- 4.
procedure max(a1,a2,...,an : integers)
if n = 1 then max(a1,a2,...,an) := a1
else
begin
m := max(a1,a2,...,an-1)
if m > an then max(a1,a2,...,an) := m
else max(a1,a2,...,an) := an
end
- 6.
procedure power(x,n,m: positive integers)
if n = 1 then power(x,n,m) := x mod m
else power(x,n,m) := (x power(x,n-1,m)) mod m
- 8. Input is a list a1,...,an of integers, call it L. If n = 1,
then the output is that the mode is a1 and it appears 1 time. For n >
1, form a new list L' by deleting from L the term an and all terms in
L equal to an. Let k be the number of terms deleted. If k = n, then
the output is that the mode is an and it appears n times. Otherwise,
apply the algorithm recursively to L', obtaining a mode m, which
appears t times. Now if t >= k, then the output is that the mode is m
and it appears t times; otherwise the output is that the mode is an
and it appears k times.
- 12.
procedure fastpower(n: positive integer, a: real number)

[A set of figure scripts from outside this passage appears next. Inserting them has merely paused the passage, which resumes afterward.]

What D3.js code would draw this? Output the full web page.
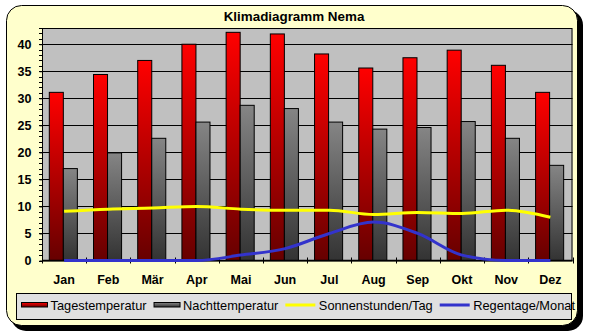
<!DOCTYPE html>
<html>
<head>
<meta charset="utf-8">
<script src="https://cdn.jsdelivr.net/npm/d3@7"></script>
<style>
  html, body { margin: 0; padding: 0; background: #ffffff; }
  svg { display: block; font-family: "Liberation Sans", Arial, sans-serif; }
</style>
</head>
<body>
<svg id="chart" width="589" height="336"></svg>
<script>
// Klimadiagramm Nema – monthly climate values
const months = ["Jan", "Feb", "Mär", "Apr", "Mai", "Jun", "Jul", "Aug", "Sep", "Okt", "Nov", "Dez"];
const tagestemperatur = [31.1, 34.4, 37.0, 40.0, 42.2, 41.9, 38.2, 35.6, 37.5, 38.9, 36.1, 31.1];
const nachttemperatur = [17.0, 19.9, 22.6, 25.6, 28.7, 28.1, 25.6, 24.3, 24.6, 25.7, 22.6, 17.6];
const sonnenstunden = [9.1, 9.5, 9.7, 10.0, 9.5, 9.3, 9.3, 8.5, 8.9, 8.7, 9.3, 8.0];
const regentage = [0, 0, 0, 0, 1.0, 2.2, 5.0, 7.1, 5.0, 1.0, 0, 0];
const yTicks = [0, 5, 10, 15, 20, 25, 30, 35, 40];
const legendLabels = ["Tagestemperatur", "Nachttemperatur", "Sonnenstunden/Tag", "Regentage/Monat"];

const svg = d3.select("#chart");
const defs = svg.append("defs");

// vertical gradients for the bars
const gRed = defs.append("linearGradient").attr("id", "gradRed")
  .attr("x1", 0).attr("y1", 0).attr("x2", 0).attr("y2", 1);
gRed.append("stop").attr("offset", "0%").attr("stop-color", "#ff0000");
gRed.append("stop").attr("offset", "100%").attr("stop-color", "#660000");
const gGray = defs.append("linearGradient").attr("id", "gradGray")
  .attr("x1", 0).attr("y1", 0).attr("x2", 0).attr("y2", 1);
gGray.append("stop").attr("offset", "0%").attr("stop-color", "#858585");
gGray.append("stop").attr("offset", "100%").attr("stop-color", "#333333");

// chart frame with drop shadow
svg.append("rect").attr("x", 11).attr("y", 10).attr("width", 572).attr("height", 321)
  .attr("rx", 15).attr("fill", "#000");
svg.append("rect").attr("x", 6.5).attr("y", 5.5).attr("width", 571).attr("height", 320)
  .attr("rx", 15).attr("fill", "#ffffcc").attr("stroke", "#000").attr("stroke-width", 1);

// title
svg.append("text").attr("x", 294).attr("y", 21).attr("text-anchor", "middle")
  .attr("font-weight", "bold").attr("font-size", "13.4px").attr("fill", "#000")
  .text("Klimadiagramm Nema");

// plot area
const plot = { left: 42, right: 572.5, top: 28, bottom: 260.5 };
const x = d3.scaleBand().domain(months).range([plot.left, plot.right]).padding(0);
const xSub = d3.scaleBand().domain(["tag", "nacht"])
  .range([x.bandwidth() * 0.165, x.bandwidth() * 0.8]).padding(0);
const y = d3.scaleLinear().domain([0, 43]).range([plot.bottom, plot.top]);

svg.append("rect").attr("x", plot.left).attr("y", plot.top)
  .attr("width", plot.right - plot.left).attr("height", plot.bottom - plot.top)
  .attr("fill", "#c0c0c0");

// horizontal grid lines
svg.append("g").selectAll("line").data(yTicks.filter(d => d > 0)).join("line")
  .attr("x1", plot.left).attr("x2", plot.right)
  .attr("y1", d => Math.round(y(d)) + 0.5).attr("y2", d => Math.round(y(d)) + 0.5)
  .attr("stroke", "#000").attr("stroke-width", 1);

// plot border
svg.append("rect").attr("x", plot.left + 0.5).attr("y", plot.top + 0.5)
  .attr("width", plot.right - plot.left - 1).attr("height", plot.bottom - plot.top)
  .attr("fill", "none").attr("stroke", "#000").attr("stroke-width", 1);

// bars
const groups = svg.append("g").selectAll("g").data(months).join("g")
  .attr("transform", d => `translate(${x(d)},0)`);
groups.append("rect")
  .attr("x", xSub("tag")).attr("width", xSub.bandwidth())
  .attr("y", (d, i) => y(tagestemperatur[i]))
  .attr("height", (d, i) => y(0) - y(tagestemperatur[i]))
  .attr("fill", "url(#gradRed)").attr("stroke", "#000").attr("stroke-width", 1);
groups.append("rect")
  .attr("x", xSub("nacht")).attr("width", xSub.bandwidth())
  .attr("y", (d, i) => y(nachttemperatur[i]))
  .attr("height", (d, i) => y(0) - y(nachttemperatur[i]))
  .attr("fill", "url(#gradGray)").attr("stroke", "#000").attr("stroke-width", 1);

// y axis with minor ticks at every unit
const yAxis = d3.axisLeft(y).tickValues(yTicks).tickSize(3).tickPadding(8);
const yg = svg.append("g").attr("transform", `translate(${plot.left + 0.5},0)`).call(yAxis);
yg.select(".domain").attr("stroke", "#000").attr("d", `M0,${plot.top}V${plot.bottom}`);
yg.selectAll("text").attr("font-size", "12.5px").attr("font-weight", "bold")
  .attr("font-family", "Liberation Sans, Arial, sans-serif").attr("fill", "#000");
svg.append("g").selectAll("line").data(d3.range(0, 44)).join("line")
  .attr("x1", plot.left - 3).attr("x2", plot.left)
  .attr("y1", d => Math.round(y(d)) + 0.5).attr("y2", d => Math.round(y(d)) + 0.5)
  .attr("stroke", "#000");

// x axis: baseline, crossing ticks at category boundaries, labels
svg.append("line").attr("x1", plot.left).attr("x2", plot.right)
  .attr("y1", plot.bottom).attr("y2", plot.bottom)
  .attr("stroke", "#000").attr("stroke-width", 1.5);
const xAxis = d3.axisBottom(x).tickSize(0).tickPadding(15);
const xg = svg.append("g").attr("transform", `translate(0,${plot.bottom})`).call(xAxis);
xg.select(".domain").remove();
xg.selectAll("text").attr("font-size", "12.5px").attr("font-weight", "bold")
  .attr("font-family", "Liberation Sans, Arial, sans-serif").attr("fill", "#000");
svg.append("g").selectAll("line").data(months.concat(["end"])).join("line")
  .attr("x1", (d, i) => Math.round(plot.left + i * x.bandwidth()) + 0.5)
  .attr("x2", (d, i) => Math.round(plot.left + i * x.bandwidth()) + 0.5)
  .attr("y1", plot.bottom - 3).attr("y2", plot.bottom + 3)
  .attr("stroke", "#000");

// lines
const cx = d => x(d) + x.bandwidth() / 2;
const lineSun = d3.line().x((d, i) => cx(months[i])).y(d => y(d)).curve(d3.curveMonotoneX);
svg.append("path").datum(sonnenstunden).attr("d", lineSun)
  .attr("fill", "none").attr("stroke", "#ffff00").attr("stroke-width", 3);
svg.append("path").datum(regentage).attr("d", lineSun)
  .attr("fill", "none").attr("stroke", "#3333cc").attr("stroke-width", 3);

// legend
svg.append("rect").attr("x", 16.5).attr("y", 293.5).attr("width", 555).attr("height", 26)
  .attr("fill", "#e0e0e0").attr("stroke", "#000").attr("stroke-width", 1);
const legendStyles = [
  { type: "rect", fill: "url(#gradRed)" },
  { type: "rect", fill: "url(#gradGray)" },
  { type: "line", stroke: "#ffff00" },
  { type: "line", stroke: "#3333cc" }
];
let lx = 21;
legendLabels.forEach((label, i) => {
  const st = legendStyles[i];
  const sw = i < 2 ? 26 : 30;
  if (st.type === "rect") {
    svg.append("rect").attr("x", lx + 0.5).attr("y", 302.5).attr("width", sw).attr("height", 4.5)
      .attr("fill", st.fill).attr("stroke", "#000").attr("stroke-width", 1);
  } else {
    svg.append("line").attr("x1", lx).attr("x2", lx + sw).attr("y1", 305).attr("y2", 305)
      .attr("stroke", st.stroke).attr("stroke-width", 3);
  }
  const t = svg.append("text").attr("x", lx + sw + 3.5).attr("y", 310)
    .attr("font-size", "12.8px").attr("fill", "#000").text(label);
  lx = lx + sw + 3.5 + t.node().getComputedTextLength() + 7;
});
</script>
</body>
</html>
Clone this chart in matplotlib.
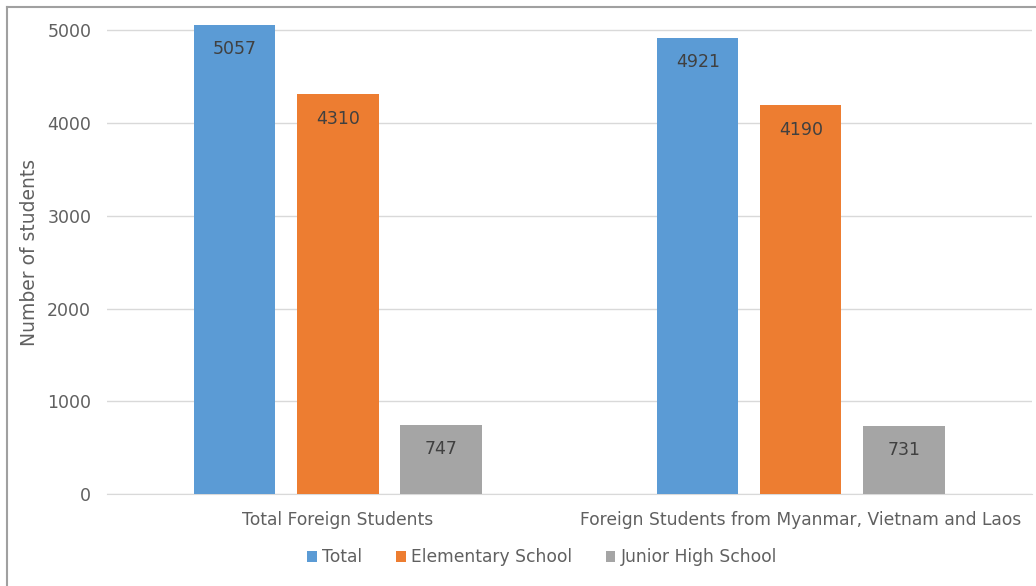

if n = 1 then fastpower(n,a) := a
else if n is even then fastpower(n,a) := fastpower(n/2,a)^2
else fastpower(n,a) := a fastpower((n-1)/2,a)^2
- 14. To compute f7, algorithm 7 requires f8 - 1 = 20 additions,
and algorithm 8 requires 7 - 1 = 6 additions.
- 20. The iterative algorithm is much more efficient. If we compute
with the recursive algorithm, we end up computing the small vlues
over and over and over again. Try it for n = 5.